▶ [WRITTEN TASK] Exclude the pictures, then repeat the remaining data exactly.

====== MATERIAL PROVIDED ======

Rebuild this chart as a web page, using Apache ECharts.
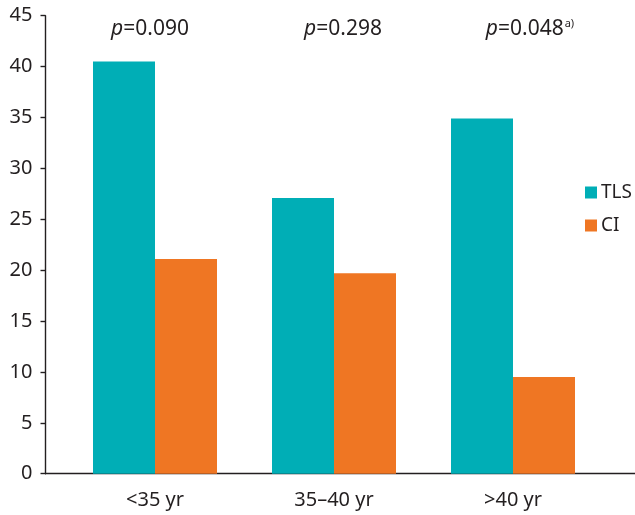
<!DOCTYPE html>
<html>
<head>
<meta charset="utf-8">
<script src="https://cdn.jsdelivr.net/npm/echarts@6/dist/echarts.min.js"></script>
<style>html,body{margin:0;padding:0;background:#fff}#c{width:635px;height:515px}</style>
</head>
<body>
<div id="c"></div>
<script>
const categories = ['<35 yr', '35\u201340 yr', '>40 yr'];
const tlsValues = [40.5, 27.1, 34.9];
const ciValues = [21.1, 19.7, 9.5];
const yMin = 0, yMax = 45, yInterval = 5;
const pValues = ['0.090', '0.298', '0.048'];
const pNotes = ['', '', 'a)'];
const pLabelLevel = 43.7;

const textColor = '#231f20';
const font = 'Noto Sans';
const pShift = [-5, 9, 17];

const chart = echarts.init(document.getElementById('c'), null, {renderer: 'canvas'});
chart.setOption({
  animation: false,
  backgroundColor: '#fff',
  textStyle: {fontFamily: font, color: textColor},
  grid: [
    {left: 65.5, right: 32.5, top: 15.7, bottom: 41.3},
    {left: 45.5, right: 0, top: 15.7, bottom: 41.3}
  ],
  legend: {
    orient: 'vertical', left: 585, top: 183, padding: 0,
    itemWidth: 12, itemHeight: 12, itemGap: 14, icon: 'rect',
    textStyle: {fontFamily: font, fontSize: 19, color: textColor, padding: [0, 0, 0, -1]},
    data: ['TLS', 'CI']
  },
  xAxis: [
    {
      type: 'category', gridIndex: 0, data: categories,
      axisLine: {show: false}, axisTick: {show: false},
      axisLabel: {fontFamily: font, fontSize: 20, color: textColor, margin: 17}
    },
    {
      type: 'value', gridIndex: 1, min: 0, max: 1,
      axisLine: {show: true, onZero: false, lineStyle: {color: textColor, width: 1.4}},
      axisTick: {show: false}, axisLabel: {show: false}, splitLine: {show: false}
    }
  ],
  yAxis: [
    {
      type: 'value', gridIndex: 0, min: yMin, max: yMax, interval: yInterval, offset: 20,
      axisLine: {show: true, lineStyle: {color: textColor, width: 1.4}},
      axisTick: {show: true, length: 5, lineStyle: {color: textColor, width: 1.4}},
      axisLabel: {fontFamily: font, fontSize: 20, color: textColor, margin: 13},
      splitLine: {show: false}
    },
    {type: 'value', gridIndex: 1, min: 0, max: 1, show: false}
  ],
  series: [
    {name: 'TLS', type: 'bar', data: tlsValues, barWidth: 62, barGap: '0%',
      itemStyle: {color: '#00aeb6'}},
    {name: 'CI', type: 'bar', data: ciValues, barWidth: 62, barGap: '0%',
      itemStyle: {color: '#ef7623'}},
    {
      type: 'scatter', symbolSize: 0, silent: true,
      itemStyle: {opacity: 1},
      data: pValues.map((v, i) => ({
        value: [i, pLabelLevel],
        label: {
          show: true, position: 'inside', offset: [pShift[i], 0], opacity: 1,
          formatter: '{i|p}{n|=' + v + '}' + (pNotes[i] ? '{s|' + pNotes[i] + '}' : ''),
          rich: {
            i: {fontFamily: font, fontStyle: 'italic', fontSize: 21, color: textColor, opacity: 1},
            n: {fontFamily: font, fontSize: 21, color: textColor, opacity: 1},
            s: {fontFamily: font, fontSize: 11, color: textColor, opacity: 1, padding: [0, 0, 10, 1]}
          }
        }
      }))
    }
  ]
});
</script>
</body>
</html>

======

▶ [SOLUTION]
Rebuild this chart as a web page, using Apache ECharts.
<!DOCTYPE html>
<html>
<head>
<meta charset="utf-8">
<script src="https://cdn.jsdelivr.net/npm/echarts@6/dist/echarts.min.js"></script>
<style>html,body{margin:0;padding:0;background:#fff}#c{width:635px;height:515px}</style>
</head>
<body>
<div id="c"></div>
<script>
const categories = ['<35 yr', '35\u201340 yr', '>40 yr'];
const tlsValues = [40.5, 27.1, 34.9];
const ciValues = [21.1, 19.7, 9.5];
const yMin = 0, yMax = 45, yInterval = 5;
const pValues = ['0.090', '0.298', '0.048'];
const pNotes = ['', '', 'a)'];
const pLabelLevel = 43.7;

const textColor = '#231f20';
const font = 'Noto Sans';
const pShift = [-5, 9, 17];

const chart = echarts.init(document.getElementById('c'), null, {renderer: 'canvas'});
chart.setOption({
  animation: false,
  backgroundColor: '#fff',
  textStyle: {fontFamily: font, color: textColor},
  grid: [
    {left: 65.5, right: 32.5, top: 15.7, bottom: 41.3},
    {left: 45.5, right: 0, top: 15.7, bottom: 41.3}
  ],
  legend: {
    orient: 'vertical', left: 585, top: 183, padding: 0,
    itemWidth: 12, itemHeight: 12, itemGap: 14, icon: 'rect',
    textStyle: {fontFamily: font, fontSize: 19, color: textColor, padding: [0, 0, 0, -1]},
    data: ['TLS', 'CI']
  },
  xAxis: [
    {
      type: 'category', gridIndex: 0, data: categories,
      axisLine: {show: false}, axisTick: {show: false},
      axisLabel: {fontFamily: font, fontSize: 20, color: textColor, margin: 17}
    },
    {
      type: 'value', gridIndex: 1, min: 0, max: 1,
      axisLine: {show: true, onZero: false, lineStyle: {color: textColor, width: 1.4}},
      axisTick: {show: false}, axisLabel: {show: false}, splitLine: {show: false}
    }
  ],
  yAxis: [
    {
      type: 'value', gridIndex: 0, min: yMin, max: yMax, interval: yInterval, offset: 20,
      axisLine: {show: true, lineStyle: {color: textColor, width: 1.4}},
      axisTick: {show: true, length: 5, lineStyle: {color: textColor, width: 1.4}},
      axisLabel: {fontFamily: font, fontSize: 20, color: textColor, margin: 13},
      splitLine: {show: false}
    },
    {type: 'value', gridIndex: 1, min: 0, max: 1, show: false}
  ],
  series: [
    {name: 'TLS', type: 'bar', data: tlsValues, barWidth: 62, barGap: '0%',
      itemStyle: {color: '#00aeb6'}},
    {name: 'CI', type: 'bar', data: ciValues, barWidth: 62, barGap: '0%',
      itemStyle: {color: '#ef7623'}},
    {
      type: 'scatter', symbolSize: 0, silent: true,
      itemStyle: {opacity: 1},
      data: pValues.map((v, i) => ({
        value: [i, pLabelLevel],
        label: {
          show: true, position: 'inside', offset: [pShift[i], 0], opacity: 1,
          formatter: '{i|p}{n|=' + v + '}' + (pNotes[i] ? '{s|' + pNotes[i] + '}' : ''),
          rich: {
            i: {fontFamily: font, fontStyle: 'italic', fontSize: 21, color: textColor, opacity: 1},
            n: {fontFamily: font, fontSize: 21, color: textColor, opacity: 1},
            s: {fontFamily: font, fontSize: 11, color: textColor, opacity: 1, padding: [0, 0, 10, 1]}
          }
        }
      }))
    }
  ]
});
</script>
</body>
</html>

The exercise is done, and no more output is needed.